**What is being asked:**
Find how many lines contain "matplotlib" and state only that number.

----- Recorded data -----

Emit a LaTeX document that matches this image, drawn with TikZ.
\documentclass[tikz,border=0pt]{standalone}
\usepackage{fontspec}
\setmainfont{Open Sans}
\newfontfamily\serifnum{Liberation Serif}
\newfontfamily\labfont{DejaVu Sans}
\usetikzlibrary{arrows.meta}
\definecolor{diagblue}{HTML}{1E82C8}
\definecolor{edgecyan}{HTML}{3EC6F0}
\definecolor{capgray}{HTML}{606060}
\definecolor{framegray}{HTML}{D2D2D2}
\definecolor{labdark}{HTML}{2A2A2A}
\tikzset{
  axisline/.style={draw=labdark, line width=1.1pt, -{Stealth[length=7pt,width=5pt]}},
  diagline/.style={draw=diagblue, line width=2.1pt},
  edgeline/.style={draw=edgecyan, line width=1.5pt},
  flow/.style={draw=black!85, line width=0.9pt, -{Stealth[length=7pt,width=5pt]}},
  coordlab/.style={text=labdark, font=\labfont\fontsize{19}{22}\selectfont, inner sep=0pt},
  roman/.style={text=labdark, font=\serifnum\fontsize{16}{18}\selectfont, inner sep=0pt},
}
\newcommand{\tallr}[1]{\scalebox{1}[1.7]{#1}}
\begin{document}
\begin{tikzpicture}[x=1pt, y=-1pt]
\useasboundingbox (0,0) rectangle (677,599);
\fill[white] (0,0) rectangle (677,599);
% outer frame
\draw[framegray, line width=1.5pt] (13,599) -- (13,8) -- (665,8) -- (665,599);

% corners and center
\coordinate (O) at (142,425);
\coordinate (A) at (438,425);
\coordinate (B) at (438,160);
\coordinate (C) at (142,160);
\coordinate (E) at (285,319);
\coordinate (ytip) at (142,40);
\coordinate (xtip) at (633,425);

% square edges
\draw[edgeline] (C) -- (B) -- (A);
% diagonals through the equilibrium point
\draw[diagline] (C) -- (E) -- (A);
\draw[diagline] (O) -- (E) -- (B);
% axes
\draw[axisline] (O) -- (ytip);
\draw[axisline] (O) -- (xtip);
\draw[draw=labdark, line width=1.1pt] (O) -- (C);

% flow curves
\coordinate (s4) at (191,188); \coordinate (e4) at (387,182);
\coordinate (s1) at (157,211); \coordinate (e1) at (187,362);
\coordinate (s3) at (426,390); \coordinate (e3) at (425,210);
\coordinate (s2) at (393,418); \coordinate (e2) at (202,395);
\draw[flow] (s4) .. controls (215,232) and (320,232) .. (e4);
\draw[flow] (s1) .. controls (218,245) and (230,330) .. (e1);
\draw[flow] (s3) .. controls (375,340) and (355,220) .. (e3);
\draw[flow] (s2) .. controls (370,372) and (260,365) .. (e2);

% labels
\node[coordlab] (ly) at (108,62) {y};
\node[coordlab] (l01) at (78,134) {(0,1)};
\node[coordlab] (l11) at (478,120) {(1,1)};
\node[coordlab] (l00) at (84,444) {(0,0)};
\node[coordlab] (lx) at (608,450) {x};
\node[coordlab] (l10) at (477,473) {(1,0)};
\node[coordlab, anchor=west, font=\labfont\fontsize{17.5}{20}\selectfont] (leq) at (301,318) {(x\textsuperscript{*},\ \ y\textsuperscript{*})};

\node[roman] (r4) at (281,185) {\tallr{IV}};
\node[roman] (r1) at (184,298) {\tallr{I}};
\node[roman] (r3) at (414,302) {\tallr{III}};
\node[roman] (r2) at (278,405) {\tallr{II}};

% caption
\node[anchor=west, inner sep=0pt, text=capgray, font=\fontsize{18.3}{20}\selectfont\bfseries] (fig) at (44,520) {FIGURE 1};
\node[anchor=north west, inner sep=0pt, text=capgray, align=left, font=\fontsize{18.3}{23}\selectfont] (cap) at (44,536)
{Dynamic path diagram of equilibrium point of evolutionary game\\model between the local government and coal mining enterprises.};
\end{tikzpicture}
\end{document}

-----
----- Recorded data -----

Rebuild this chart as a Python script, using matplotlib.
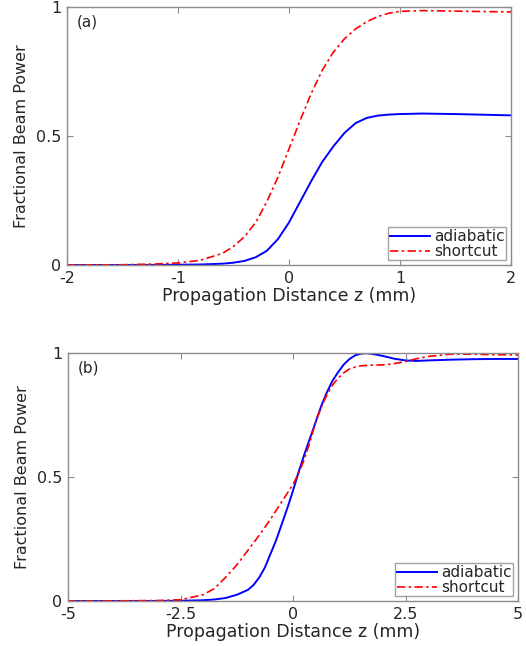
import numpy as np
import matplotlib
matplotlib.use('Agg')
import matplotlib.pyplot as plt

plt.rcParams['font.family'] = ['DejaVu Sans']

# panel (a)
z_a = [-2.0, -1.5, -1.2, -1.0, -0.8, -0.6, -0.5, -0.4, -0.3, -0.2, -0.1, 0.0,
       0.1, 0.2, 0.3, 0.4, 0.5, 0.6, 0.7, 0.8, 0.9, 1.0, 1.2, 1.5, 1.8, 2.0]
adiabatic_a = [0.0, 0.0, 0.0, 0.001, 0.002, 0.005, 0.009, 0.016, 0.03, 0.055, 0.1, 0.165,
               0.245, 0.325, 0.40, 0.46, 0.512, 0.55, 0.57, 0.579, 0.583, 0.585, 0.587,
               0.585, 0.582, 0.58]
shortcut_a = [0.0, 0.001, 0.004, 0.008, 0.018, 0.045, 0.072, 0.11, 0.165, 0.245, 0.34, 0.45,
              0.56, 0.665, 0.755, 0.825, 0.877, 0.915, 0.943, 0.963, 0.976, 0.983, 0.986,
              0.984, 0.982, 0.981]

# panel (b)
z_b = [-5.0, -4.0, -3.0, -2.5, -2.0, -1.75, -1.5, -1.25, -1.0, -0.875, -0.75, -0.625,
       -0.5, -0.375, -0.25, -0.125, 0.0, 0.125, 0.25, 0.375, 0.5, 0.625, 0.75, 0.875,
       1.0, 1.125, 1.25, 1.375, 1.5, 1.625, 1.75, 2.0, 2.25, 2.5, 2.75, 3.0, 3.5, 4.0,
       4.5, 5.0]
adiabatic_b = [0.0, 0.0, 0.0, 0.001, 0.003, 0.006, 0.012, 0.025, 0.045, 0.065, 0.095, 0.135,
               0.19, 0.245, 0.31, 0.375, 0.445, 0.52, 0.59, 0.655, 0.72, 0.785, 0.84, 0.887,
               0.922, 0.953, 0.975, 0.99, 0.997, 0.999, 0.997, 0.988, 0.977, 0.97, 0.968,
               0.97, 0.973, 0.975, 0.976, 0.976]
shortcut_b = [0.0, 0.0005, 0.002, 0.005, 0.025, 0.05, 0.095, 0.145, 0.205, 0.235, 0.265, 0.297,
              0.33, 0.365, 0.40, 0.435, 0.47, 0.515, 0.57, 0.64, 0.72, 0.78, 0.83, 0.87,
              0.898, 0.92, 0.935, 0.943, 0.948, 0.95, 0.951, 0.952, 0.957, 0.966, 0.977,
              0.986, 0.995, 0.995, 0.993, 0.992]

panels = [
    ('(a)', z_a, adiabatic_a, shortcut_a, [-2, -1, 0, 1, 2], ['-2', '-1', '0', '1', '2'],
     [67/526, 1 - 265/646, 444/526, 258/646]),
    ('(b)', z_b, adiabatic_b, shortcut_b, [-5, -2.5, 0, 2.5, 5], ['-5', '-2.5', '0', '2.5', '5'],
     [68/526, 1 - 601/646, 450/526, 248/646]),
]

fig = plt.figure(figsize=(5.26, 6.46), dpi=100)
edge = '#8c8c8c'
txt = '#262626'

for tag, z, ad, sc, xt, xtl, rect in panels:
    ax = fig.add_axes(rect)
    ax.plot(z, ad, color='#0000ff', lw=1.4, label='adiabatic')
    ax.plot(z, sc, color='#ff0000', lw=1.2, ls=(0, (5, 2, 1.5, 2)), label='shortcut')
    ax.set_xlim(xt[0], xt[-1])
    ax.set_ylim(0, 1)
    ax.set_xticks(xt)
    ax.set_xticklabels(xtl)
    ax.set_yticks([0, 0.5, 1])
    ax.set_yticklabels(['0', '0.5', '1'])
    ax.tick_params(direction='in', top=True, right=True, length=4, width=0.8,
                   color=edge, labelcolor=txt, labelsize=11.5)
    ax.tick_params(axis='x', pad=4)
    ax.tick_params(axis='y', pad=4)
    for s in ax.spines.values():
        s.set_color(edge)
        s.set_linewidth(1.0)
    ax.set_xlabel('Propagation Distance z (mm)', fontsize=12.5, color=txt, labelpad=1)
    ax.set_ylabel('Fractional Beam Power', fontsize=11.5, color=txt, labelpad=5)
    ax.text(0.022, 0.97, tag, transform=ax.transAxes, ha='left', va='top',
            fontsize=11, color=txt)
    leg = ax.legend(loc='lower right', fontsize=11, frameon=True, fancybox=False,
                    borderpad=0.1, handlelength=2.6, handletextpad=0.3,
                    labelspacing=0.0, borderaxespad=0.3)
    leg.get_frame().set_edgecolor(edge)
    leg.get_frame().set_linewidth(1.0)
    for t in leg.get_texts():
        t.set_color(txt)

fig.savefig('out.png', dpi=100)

-----

**Answer to this problem:**
4